I attended the big social media data workshop at the start of the conference, which centered on the challenges of collecting and analyzing large social media datasets. Much of the focus of the workshop was on methods and tools for capturing and analyzing data on Twitter keywords and hashtags, with Sean Goggins and Alan Black presenting research out of the Group Informatics Lab at Drexel University. There was an interesting discussion among those at the workshop on appropriate methods for sampling (e.g., which Tweets should be selected for further analysis) as well as qualitative methods for analysis (such as a grounded theory approach to coding the content of Tweets). Lively discussions ensued as workshop goers noted the challenges of analyzing social media data that was much less structured than what was afforded by Twitter's API, such as data from online forums. The lack of existing tools for analysis of less structured social media data is a pain point that my lab, the Scientific Collaboration and Creativity (SCC) Lab, is working on addressing with in our creation of TextPrizm.
There were numerous talks this year that integrated social media topics, such as Kimberly Glasgow's (University of Maryland) presentation on the social media response of public organizations during the 2011 London riots, and Toine Bogers and Lennary Bjorneborn's (Royal School of Library and Information Science) interesting analysis of #serendipity on Twitter. Some of the session topics melded newer genres with more classical information science theories. I thoroughly enjoyed Julia Bullard's (University of Texas) presentation on how player generated tutorials for World of Warcraft offer important insights for integrating playfulness into information resources.
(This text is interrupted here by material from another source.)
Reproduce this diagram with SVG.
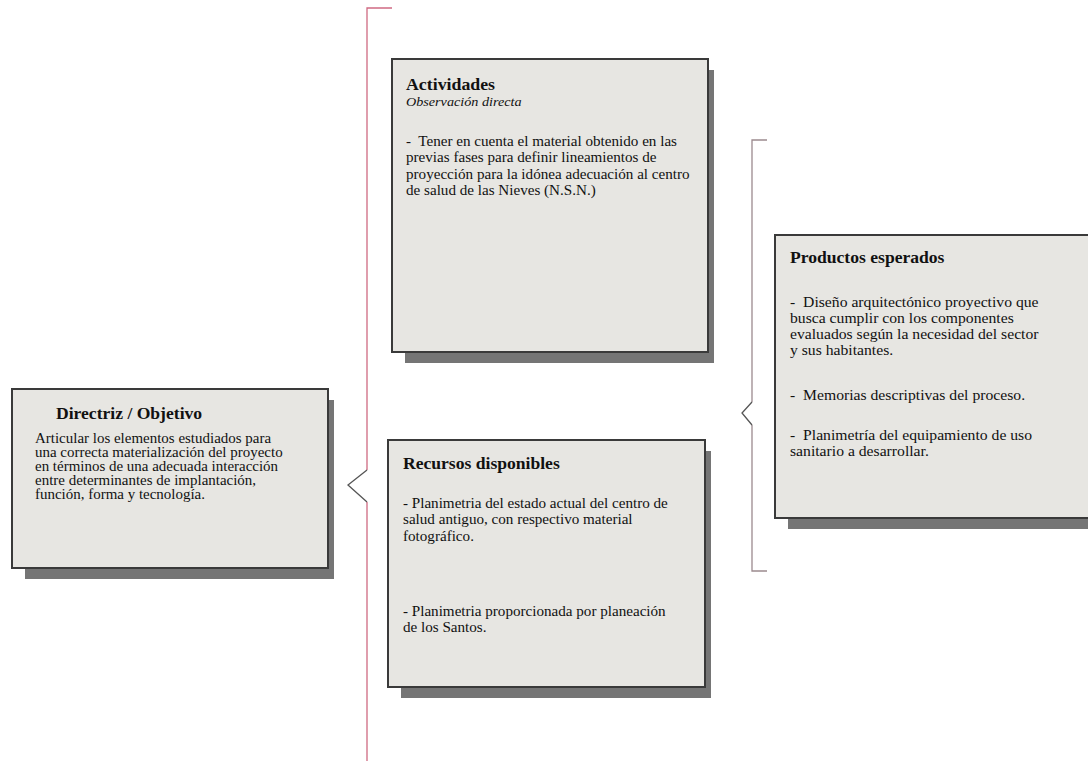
<svg xmlns="http://www.w3.org/2000/svg" width="1088" height="761" viewBox="0 0 1088 761">
<style>
.shadow{fill:#757575}
.box{fill:#e7e6e2;stroke:#3a3a3a;stroke-width:2}
.t{font-family:"Liberation Serif","Times New Roman",serif;fill:#111}
.h{font-weight:bold;font-size:16px}
.b{font-size:14px}
.i{font-style:italic;font-size:13.5px}
.br{fill:none;stroke-width:1.3}
.tip{fill:none;stroke:#555;stroke-width:1.3}
</style>
<rect width="1088" height="761" fill="#ffffff"/>
<g id="connectors">
<path class="br" d="M392,8 H367 V470 M367,502 V761" stroke="#cf6a82"/>
<path class="tip" d="M367,470 L348,485 L367,502"/>
<path class="br" d="M767,140 H752 V402 M752,425 V571 H767" stroke="#9c8a8f"/>
<path class="tip" d="M752,402 L742,413 L752,425"/>
</g>
<g id="directriz">
<rect class="shadow" x="25" y="400" width="309" height="179"/>
<rect class="box" x="12" y="389" width="316" height="179"/>
<text class="t h" transform="translate(56,419) scale(1.1,1)">Directriz / Objetivo</text>
<text class="t b" transform="translate(35,443) scale(1.07,1)">
<tspan x="0" y="0">Articular los elementos estudiados para</tspan>
<tspan x="0" y="14">una correcta materialización del proyecto</tspan>
<tspan x="0" y="28">en términos de una adecuada interacción</tspan>
<tspan x="0" y="42">entre determinantes de implantación,</tspan>
<tspan x="0" y="56">función, forma y tecnología.</tspan>
</text>
</g>
<g id="actividades">
<rect class="shadow" x="405" y="70" width="309" height="293"/>
<rect class="box" x="392" y="59" width="316" height="293"/>
<text class="t h" transform="translate(406,90) scale(1.08,1)" style="font-size:16.5px">Actividades</text>
<text class="t i" transform="translate(406,106) scale(1.05,1)">Observación directa</text>
<text class="t b" transform="translate(406,146) scale(1.08,1)">
<tspan x="0" y="0">-&#160; Tener en cuenta el material obtenido en las</tspan>
<tspan x="0" y="16.5">previas fases para definir lineamientos de</tspan>
<tspan x="0" y="33">proyección para la idónea adecuación al centro</tspan>
<tspan x="0" y="49.5">de salud de las Nieves (N.S.N.)</tspan>
</text>
</g>
<g id="recursos">
<rect class="shadow" x="401" y="451" width="310" height="247"/>
<rect class="box" x="388" y="440" width="317" height="247"/>
<text class="t h" transform="translate(403,469) scale(1.1,1)">Recursos disponibles</text>
<text class="t b" transform="translate(403,508) scale(1.08,1)">
<tspan x="0" y="0">- Planimetria del estado actual del centro de</tspan>
<tspan x="0" y="16.5">salud antiguo, con respectivo material</tspan>
<tspan x="0" y="33">fotográfico.</tspan>
<tspan x="0" y="108">- Planimetria proporcionada por planeación</tspan>
<tspan x="0" y="124.5">de los Santos.</tspan>
</text>
</g>
<g id="productos">
<rect class="shadow" x="788" y="246" width="320" height="283"/>
<rect class="box" x="775" y="235" width="330" height="283"/>
<text class="t h" transform="translate(790,263) scale(1.1,1)">Productos esperados</text>
<text class="t b" transform="translate(790,307) scale(1.12,1)">
<tspan x="0" y="0">-&#160; Diseño arquitectónico proyectivo que</tspan>
<tspan x="0" y="16">busca cumplir con los componentes</tspan>
<tspan x="0" y="32">evaluados según la necesidad del sector</tspan>
<tspan x="0" y="48">y sus habitantes.</tspan>
<tspan x="0" y="93">-&#160; Memorias descriptivas del proceso.</tspan>
<tspan x="0" y="133">-&#160; Planimetría del equipamiento de uso</tspan>
<tspan x="0" y="149">sanitario a desarrollar.</tspan>
</text>
</g>
</svg>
This being the second iConference I've attended, and it's been exciting to watch the conference grow as it branches out from being primarily a meeting of the Information Schools to becoming a more expansive venue for those interested in information science from a variety of perspectives, including computer science, information and library science, humanities, and human-computer interaction (HCI). I hope to be able to attend next year in Berlin.